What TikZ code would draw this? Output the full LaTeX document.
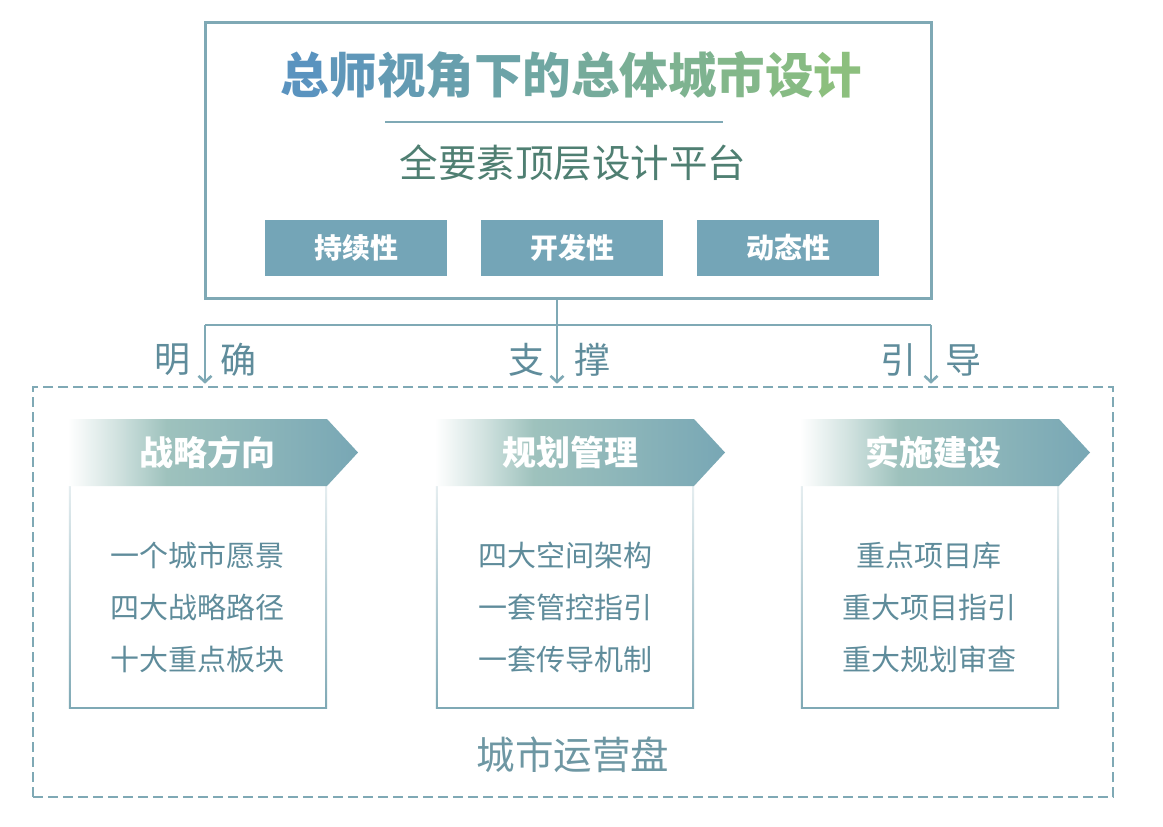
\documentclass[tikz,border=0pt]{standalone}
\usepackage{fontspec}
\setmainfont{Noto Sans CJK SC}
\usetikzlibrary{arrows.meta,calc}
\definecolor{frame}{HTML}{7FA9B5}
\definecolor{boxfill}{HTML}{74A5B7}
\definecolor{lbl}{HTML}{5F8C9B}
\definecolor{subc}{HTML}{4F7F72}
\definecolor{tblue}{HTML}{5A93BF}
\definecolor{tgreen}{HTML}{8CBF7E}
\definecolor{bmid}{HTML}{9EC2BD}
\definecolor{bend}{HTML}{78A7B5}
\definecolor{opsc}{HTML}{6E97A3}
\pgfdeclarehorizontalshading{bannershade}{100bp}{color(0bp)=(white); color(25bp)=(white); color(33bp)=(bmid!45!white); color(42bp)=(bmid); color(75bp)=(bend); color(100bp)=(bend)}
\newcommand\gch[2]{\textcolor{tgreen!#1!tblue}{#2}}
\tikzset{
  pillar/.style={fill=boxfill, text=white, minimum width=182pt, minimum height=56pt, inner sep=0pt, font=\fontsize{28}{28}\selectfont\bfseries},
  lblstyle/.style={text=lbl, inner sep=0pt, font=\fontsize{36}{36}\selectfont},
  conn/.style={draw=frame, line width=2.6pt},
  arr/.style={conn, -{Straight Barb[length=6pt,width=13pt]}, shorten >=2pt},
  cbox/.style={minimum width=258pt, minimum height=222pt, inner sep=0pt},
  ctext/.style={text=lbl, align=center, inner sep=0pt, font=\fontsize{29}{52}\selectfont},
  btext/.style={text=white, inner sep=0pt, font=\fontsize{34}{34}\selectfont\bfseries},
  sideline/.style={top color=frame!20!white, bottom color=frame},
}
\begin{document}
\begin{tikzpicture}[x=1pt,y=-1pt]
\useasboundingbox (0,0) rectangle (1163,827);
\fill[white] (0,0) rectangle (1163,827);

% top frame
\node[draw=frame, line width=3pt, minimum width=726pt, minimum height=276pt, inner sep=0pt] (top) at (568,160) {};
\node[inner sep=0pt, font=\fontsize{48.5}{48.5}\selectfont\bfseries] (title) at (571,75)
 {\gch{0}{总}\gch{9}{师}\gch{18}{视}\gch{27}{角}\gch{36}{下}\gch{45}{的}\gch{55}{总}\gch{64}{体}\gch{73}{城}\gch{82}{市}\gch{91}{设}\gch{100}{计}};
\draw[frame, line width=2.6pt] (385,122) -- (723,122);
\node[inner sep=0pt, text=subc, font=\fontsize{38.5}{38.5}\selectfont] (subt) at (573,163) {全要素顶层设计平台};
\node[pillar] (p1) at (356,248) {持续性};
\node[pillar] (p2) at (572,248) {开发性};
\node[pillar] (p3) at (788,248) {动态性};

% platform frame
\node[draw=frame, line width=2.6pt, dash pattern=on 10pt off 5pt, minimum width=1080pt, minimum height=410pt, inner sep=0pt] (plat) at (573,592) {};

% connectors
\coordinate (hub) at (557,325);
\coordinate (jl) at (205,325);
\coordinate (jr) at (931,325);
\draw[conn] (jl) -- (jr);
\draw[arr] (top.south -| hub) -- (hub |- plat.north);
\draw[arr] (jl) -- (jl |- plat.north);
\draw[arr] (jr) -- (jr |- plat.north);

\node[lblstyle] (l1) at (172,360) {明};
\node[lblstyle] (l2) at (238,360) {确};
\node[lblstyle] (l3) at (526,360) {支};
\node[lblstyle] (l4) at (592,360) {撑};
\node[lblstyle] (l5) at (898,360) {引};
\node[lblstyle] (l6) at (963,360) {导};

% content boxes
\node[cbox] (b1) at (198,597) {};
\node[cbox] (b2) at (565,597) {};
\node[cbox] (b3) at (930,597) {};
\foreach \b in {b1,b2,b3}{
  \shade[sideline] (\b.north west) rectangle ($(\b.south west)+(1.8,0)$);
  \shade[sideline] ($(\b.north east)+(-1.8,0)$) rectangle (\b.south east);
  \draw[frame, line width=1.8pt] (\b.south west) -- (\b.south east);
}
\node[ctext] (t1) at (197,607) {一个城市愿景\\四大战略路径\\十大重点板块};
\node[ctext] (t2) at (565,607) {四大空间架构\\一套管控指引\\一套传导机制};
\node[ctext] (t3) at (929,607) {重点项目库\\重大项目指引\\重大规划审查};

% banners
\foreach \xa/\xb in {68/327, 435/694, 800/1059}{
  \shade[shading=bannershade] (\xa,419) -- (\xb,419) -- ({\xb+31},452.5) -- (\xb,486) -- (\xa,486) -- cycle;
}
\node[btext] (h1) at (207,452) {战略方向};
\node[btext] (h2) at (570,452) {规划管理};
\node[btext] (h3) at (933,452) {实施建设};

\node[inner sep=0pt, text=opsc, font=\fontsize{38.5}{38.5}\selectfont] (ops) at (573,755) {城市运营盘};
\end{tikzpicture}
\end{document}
####################
**Your goal**
Go through the data above and transcribe it in full, omitting any image.

**Correct output**
What TikZ code would draw this? Output the full LaTeX document.
\documentclass[tikz,border=0pt]{standalone}
\usepackage{fontspec}
\setmainfont{Noto Sans CJK SC}
\usetikzlibrary{arrows.meta,calc}
\definecolor{frame}{HTML}{7FA9B5}
\definecolor{boxfill}{HTML}{74A5B7}
\definecolor{lbl}{HTML}{5F8C9B}
\definecolor{subc}{HTML}{4F7F72}
\definecolor{tblue}{HTML}{5A93BF}
\definecolor{tgreen}{HTML}{8CBF7E}
\definecolor{bmid}{HTML}{9EC2BD}
\definecolor{bend}{HTML}{78A7B5}
\definecolor{opsc}{HTML}{6E97A3}
\pgfdeclarehorizontalshading{bannershade}{100bp}{color(0bp)=(white); color(25bp)=(white); color(33bp)=(bmid!45!white); color(42bp)=(bmid); color(75bp)=(bend); color(100bp)=(bend)}
\newcommand\gch[2]{\textcolor{tgreen!#1!tblue}{#2}}
\tikzset{
  pillar/.style={fill=boxfill, text=white, minimum width=182pt, minimum height=56pt, inner sep=0pt, font=\fontsize{28}{28}\selectfont\bfseries},
  lblstyle/.style={text=lbl, inner sep=0pt, font=\fontsize{36}{36}\selectfont},
  conn/.style={draw=frame, line width=2.6pt},
  arr/.style={conn, -{Straight Barb[length=6pt,width=13pt]}, shorten >=2pt},
  cbox/.style={minimum width=258pt, minimum height=222pt, inner sep=0pt},
  ctext/.style={text=lbl, align=center, inner sep=0pt, font=\fontsize{29}{52}\selectfont},
  btext/.style={text=white, inner sep=0pt, font=\fontsize{34}{34}\selectfont\bfseries},
  sideline/.style={top color=frame!20!white, bottom color=frame},
}
\begin{document}
\begin{tikzpicture}[x=1pt,y=-1pt]
\useasboundingbox (0,0) rectangle (1163,827);
\fill[white] (0,0) rectangle (1163,827);

% top frame
\node[draw=frame, line width=3pt, minimum width=726pt, minimum height=276pt, inner sep=0pt] (top) at (568,160) {};
\node[inner sep=0pt, font=\fontsize{48.5}{48.5}\selectfont\bfseries] (title) at (571,75)
 {\gch{0}{总}\gch{9}{师}\gch{18}{视}\gch{27}{角}\gch{36}{下}\gch{45}{的}\gch{55}{总}\gch{64}{体}\gch{73}{城}\gch{82}{市}\gch{91}{设}\gch{100}{计}};
\draw[frame, line width=2.6pt] (385,122) -- (723,122);
\node[inner sep=0pt, text=subc, font=\fontsize{38.5}{38.5}\selectfont] (subt) at (573,163) {全要素顶层设计平台};
\node[pillar] (p1) at (356,248) {持续性};
\node[pillar] (p2) at (572,248) {开发性};
\node[pillar] (p3) at (788,248) {动态性};

% platform frame
\node[draw=frame, line width=2.6pt, dash pattern=on 10pt off 5pt, minimum width=1080pt, minimum height=410pt, inner sep=0pt] (plat) at (573,592) {};

% connectors
\coordinate (hub) at (557,325);
\coordinate (jl) at (205,325);
\coordinate (jr) at (931,325);
\draw[conn] (jl) -- (jr);
\draw[arr] (top.south -| hub) -- (hub |- plat.north);
\draw[arr] (jl) -- (jl |- plat.north);
\draw[arr] (jr) -- (jr |- plat.north);

\node[lblstyle] (l1) at (172,360) {明};
\node[lblstyle] (l2) at (238,360) {确};
\node[lblstyle] (l3) at (526,360) {支};
\node[lblstyle] (l4) at (592,360) {撑};
\node[lblstyle] (l5) at (898,360) {引};
\node[lblstyle] (l6) at (963,360) {导};

% content boxes
\node[cbox] (b1) at (198,597) {};
\node[cbox] (b2) at (565,597) {};
\node[cbox] (b3) at (930,597) {};
\foreach \b in {b1,b2,b3}{
  \shade[sideline] (\b.north west) rectangle ($(\b.south west)+(1.8,0)$);
  \shade[sideline] ($(\b.north east)+(-1.8,0)$) rectangle (\b.south east);
  \draw[frame, line width=1.8pt] (\b.south west) -- (\b.south east);
}
\node[ctext] (t1) at (197,607) {一个城市愿景\\四大战略路径\\十大重点板块};
\node[ctext] (t2) at (565,607) {四大空间架构\\一套管控指引\\一套传导机制};
\node[ctext] (t3) at (929,607) {重点项目库\\重大项目指引\\重大规划审查};

% banners
\foreach \xa/\xb in {68/327, 435/694, 800/1059}{
  \shade[shading=bannershade] (\xa,419) -- (\xb,419) -- ({\xb+31},452.5) -- (\xb,486) -- (\xa,486) -- cycle;
}
\node[btext] (h1) at (207,452) {战略方向};
\node[btext] (h2) at (570,452) {规划管理};
\node[btext] (h3) at (933,452) {实施建设};

\node[inner sep=0pt, text=opsc, font=\fontsize{38.5}{38.5}\selectfont] (ops) at (573,755) {城市运营盘};
\end{tikzpicture}
\end{document}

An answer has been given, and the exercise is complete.